◆ **EXERCISE DIRECTIONS**:
Find every line below that contains the word "source" and copy it out.

◆ **GIVEN ENTRIES**:
## start
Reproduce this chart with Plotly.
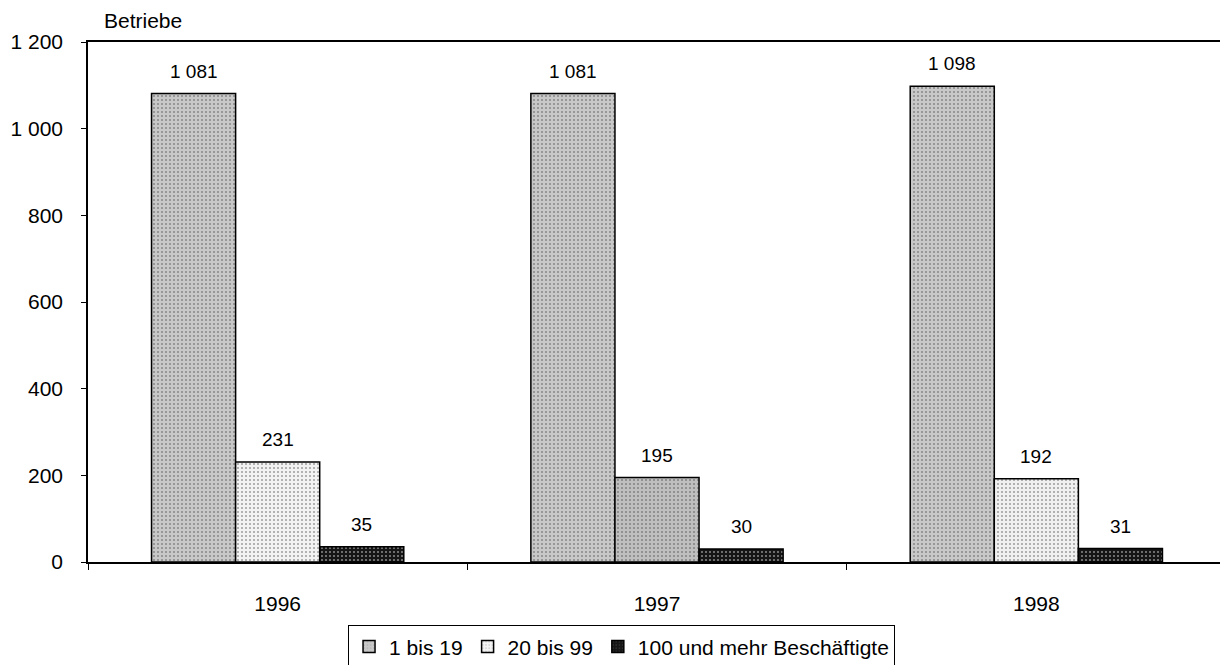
## end
## start
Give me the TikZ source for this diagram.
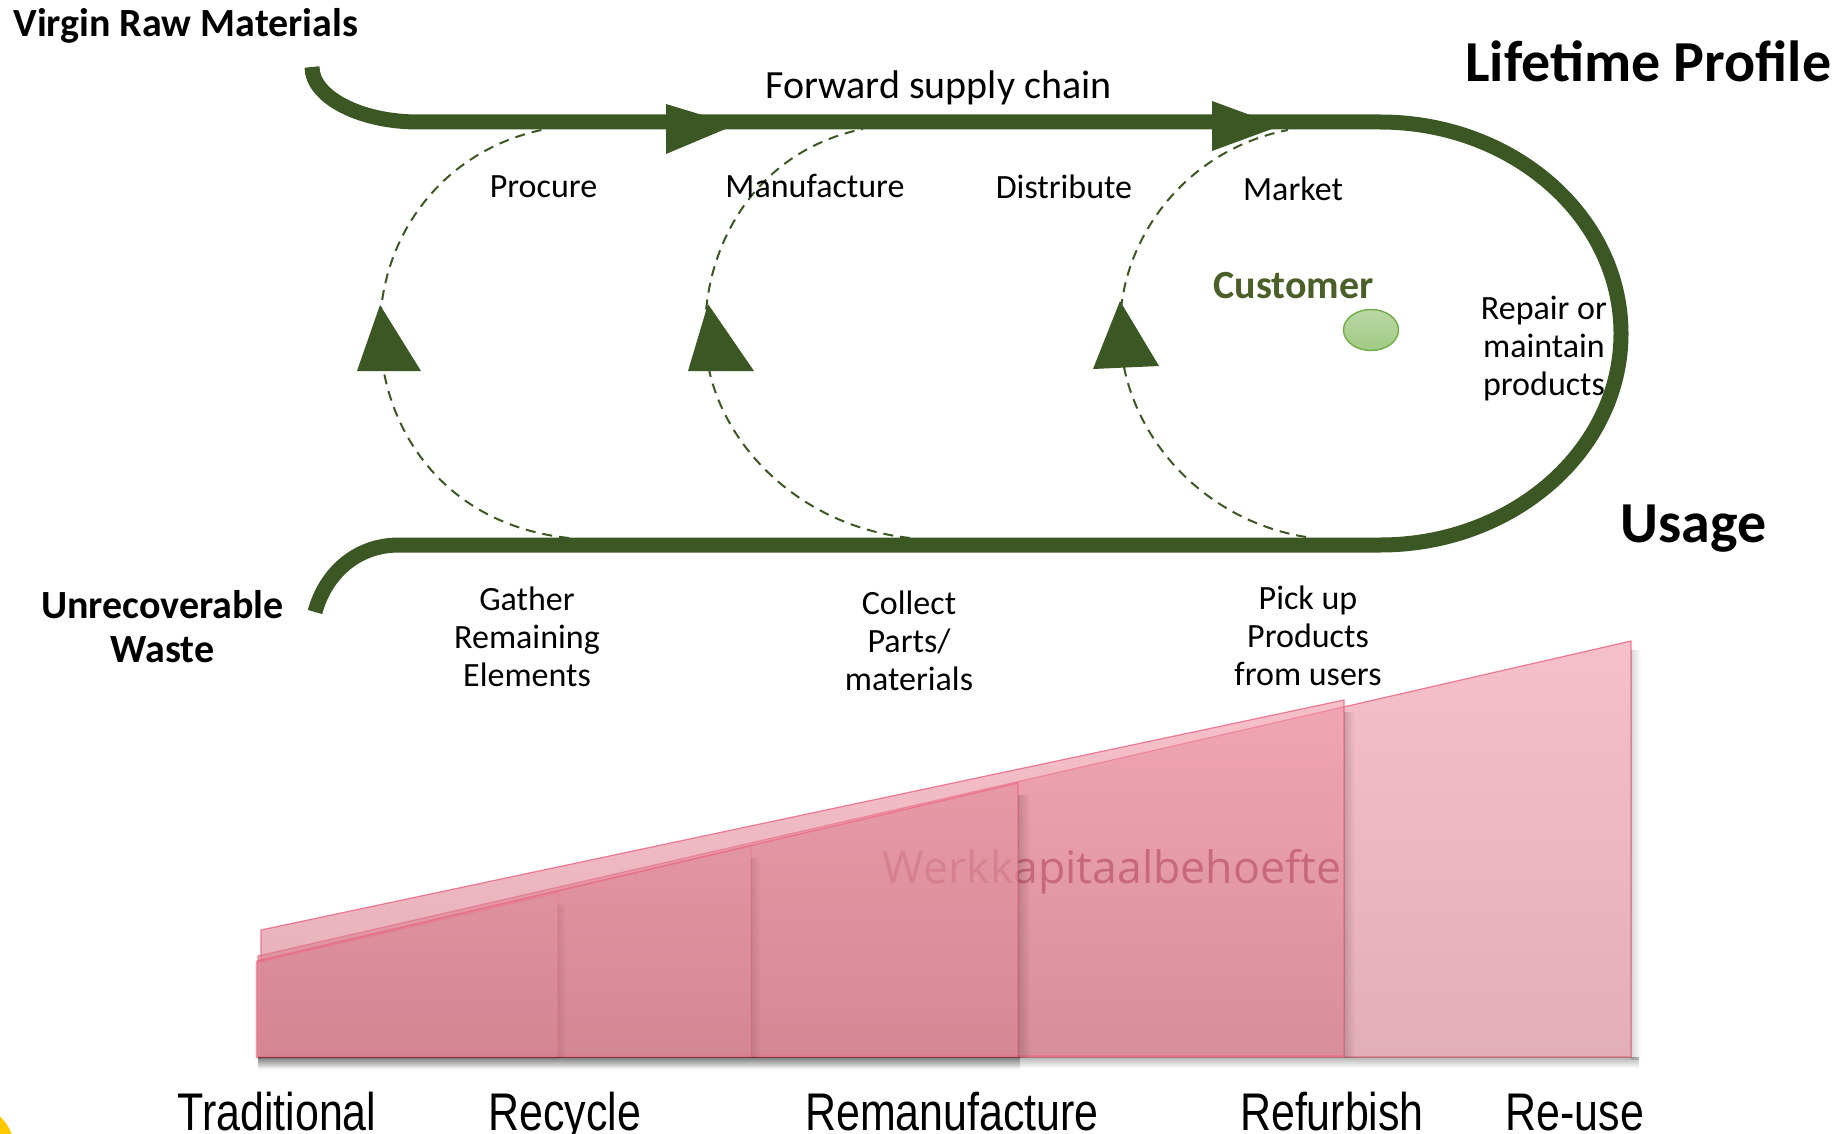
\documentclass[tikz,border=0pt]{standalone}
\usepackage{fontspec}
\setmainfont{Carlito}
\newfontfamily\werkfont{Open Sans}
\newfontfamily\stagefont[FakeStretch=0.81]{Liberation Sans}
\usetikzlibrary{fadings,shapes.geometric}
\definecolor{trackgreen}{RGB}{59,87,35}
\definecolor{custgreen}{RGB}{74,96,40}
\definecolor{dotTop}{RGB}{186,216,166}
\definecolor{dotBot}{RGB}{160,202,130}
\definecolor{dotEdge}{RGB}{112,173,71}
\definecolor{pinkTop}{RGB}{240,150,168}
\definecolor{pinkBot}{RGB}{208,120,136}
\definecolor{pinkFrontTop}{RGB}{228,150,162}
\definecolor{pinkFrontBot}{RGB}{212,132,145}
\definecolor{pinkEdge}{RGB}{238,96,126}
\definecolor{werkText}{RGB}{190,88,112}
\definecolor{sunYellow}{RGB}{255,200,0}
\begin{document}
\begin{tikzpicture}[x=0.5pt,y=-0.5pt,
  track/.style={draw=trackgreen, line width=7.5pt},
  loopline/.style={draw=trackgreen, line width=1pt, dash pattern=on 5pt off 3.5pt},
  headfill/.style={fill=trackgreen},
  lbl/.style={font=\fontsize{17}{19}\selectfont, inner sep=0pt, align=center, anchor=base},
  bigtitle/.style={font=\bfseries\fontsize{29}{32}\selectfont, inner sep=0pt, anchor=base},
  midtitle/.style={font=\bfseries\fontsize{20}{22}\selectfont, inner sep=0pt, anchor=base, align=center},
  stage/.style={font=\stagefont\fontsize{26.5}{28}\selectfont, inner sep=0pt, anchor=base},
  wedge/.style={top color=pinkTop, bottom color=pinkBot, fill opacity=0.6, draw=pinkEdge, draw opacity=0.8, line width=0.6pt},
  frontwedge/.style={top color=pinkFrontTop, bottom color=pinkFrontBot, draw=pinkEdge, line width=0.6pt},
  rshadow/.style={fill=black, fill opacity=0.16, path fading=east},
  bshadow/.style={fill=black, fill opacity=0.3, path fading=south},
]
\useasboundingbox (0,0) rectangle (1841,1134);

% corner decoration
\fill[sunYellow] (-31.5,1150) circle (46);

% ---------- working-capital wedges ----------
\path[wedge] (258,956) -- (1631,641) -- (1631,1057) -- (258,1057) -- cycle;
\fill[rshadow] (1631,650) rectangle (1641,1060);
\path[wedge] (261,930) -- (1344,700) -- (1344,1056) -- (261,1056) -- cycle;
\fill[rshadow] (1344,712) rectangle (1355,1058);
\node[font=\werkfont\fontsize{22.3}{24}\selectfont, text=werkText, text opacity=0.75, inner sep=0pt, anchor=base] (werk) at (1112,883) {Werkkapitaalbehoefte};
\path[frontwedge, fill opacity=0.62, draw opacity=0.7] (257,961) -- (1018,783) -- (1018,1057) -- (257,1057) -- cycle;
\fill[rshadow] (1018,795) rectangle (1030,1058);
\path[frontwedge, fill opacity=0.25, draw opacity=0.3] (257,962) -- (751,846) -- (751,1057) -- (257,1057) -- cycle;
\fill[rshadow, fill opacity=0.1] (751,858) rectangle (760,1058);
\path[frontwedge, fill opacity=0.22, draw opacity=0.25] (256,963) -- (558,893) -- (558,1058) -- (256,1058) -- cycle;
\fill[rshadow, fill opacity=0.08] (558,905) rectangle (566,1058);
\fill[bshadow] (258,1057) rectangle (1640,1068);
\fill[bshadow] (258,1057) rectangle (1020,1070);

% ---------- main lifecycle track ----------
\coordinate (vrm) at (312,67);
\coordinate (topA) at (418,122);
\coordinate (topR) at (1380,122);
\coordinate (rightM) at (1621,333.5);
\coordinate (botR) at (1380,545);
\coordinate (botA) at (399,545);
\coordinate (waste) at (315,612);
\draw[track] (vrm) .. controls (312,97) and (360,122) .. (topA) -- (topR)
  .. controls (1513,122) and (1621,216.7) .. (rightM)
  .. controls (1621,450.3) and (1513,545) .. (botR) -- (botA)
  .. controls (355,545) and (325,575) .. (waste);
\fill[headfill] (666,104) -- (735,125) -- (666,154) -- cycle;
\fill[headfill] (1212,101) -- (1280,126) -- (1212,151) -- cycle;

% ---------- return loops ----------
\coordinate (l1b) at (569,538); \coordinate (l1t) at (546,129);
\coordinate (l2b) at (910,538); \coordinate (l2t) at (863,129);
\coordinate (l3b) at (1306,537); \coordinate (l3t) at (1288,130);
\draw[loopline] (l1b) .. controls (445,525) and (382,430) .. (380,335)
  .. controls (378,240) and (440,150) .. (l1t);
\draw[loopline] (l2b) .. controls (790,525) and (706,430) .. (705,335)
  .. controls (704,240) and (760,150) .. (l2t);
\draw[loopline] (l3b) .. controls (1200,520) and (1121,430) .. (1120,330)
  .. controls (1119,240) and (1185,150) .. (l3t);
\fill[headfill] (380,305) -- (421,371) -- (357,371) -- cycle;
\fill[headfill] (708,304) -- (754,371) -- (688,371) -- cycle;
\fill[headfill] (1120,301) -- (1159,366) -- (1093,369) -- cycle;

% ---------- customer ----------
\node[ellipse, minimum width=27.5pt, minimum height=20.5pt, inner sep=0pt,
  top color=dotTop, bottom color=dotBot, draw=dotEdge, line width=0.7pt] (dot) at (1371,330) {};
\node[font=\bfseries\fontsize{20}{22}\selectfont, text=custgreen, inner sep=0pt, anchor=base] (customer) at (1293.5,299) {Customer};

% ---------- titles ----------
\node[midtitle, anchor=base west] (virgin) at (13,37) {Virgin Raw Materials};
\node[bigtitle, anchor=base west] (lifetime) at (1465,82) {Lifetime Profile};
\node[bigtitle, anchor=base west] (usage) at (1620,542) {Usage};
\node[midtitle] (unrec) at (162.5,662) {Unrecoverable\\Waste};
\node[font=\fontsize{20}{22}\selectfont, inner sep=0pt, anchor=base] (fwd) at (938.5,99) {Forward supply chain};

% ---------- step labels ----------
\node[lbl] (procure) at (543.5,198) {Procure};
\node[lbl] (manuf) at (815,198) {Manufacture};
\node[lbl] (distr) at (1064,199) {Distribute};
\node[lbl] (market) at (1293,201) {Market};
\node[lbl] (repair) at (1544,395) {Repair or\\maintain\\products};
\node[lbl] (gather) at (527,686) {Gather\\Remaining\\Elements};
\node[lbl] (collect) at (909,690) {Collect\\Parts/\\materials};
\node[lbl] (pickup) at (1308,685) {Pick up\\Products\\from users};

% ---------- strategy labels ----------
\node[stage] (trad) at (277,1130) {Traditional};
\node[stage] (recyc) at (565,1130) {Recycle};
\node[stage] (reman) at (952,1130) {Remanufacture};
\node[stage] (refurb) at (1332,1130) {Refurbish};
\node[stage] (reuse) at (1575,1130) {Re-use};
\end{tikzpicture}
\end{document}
## end
## start
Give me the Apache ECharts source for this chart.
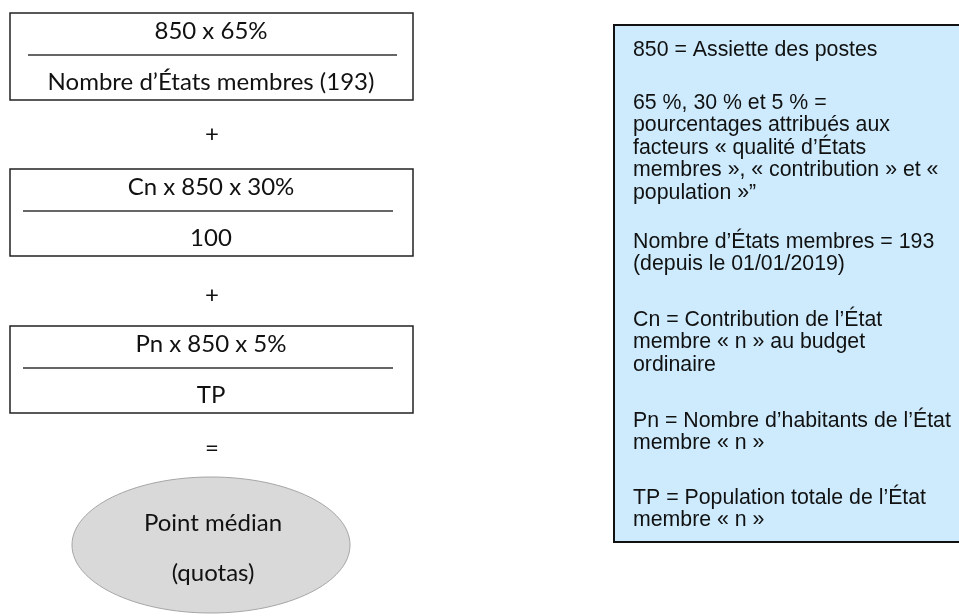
## end
◆ **ANSWER TO THE PROBLEM**:
Give me the TikZ source for this diagram.
Give me the Apache ECharts source for this chart.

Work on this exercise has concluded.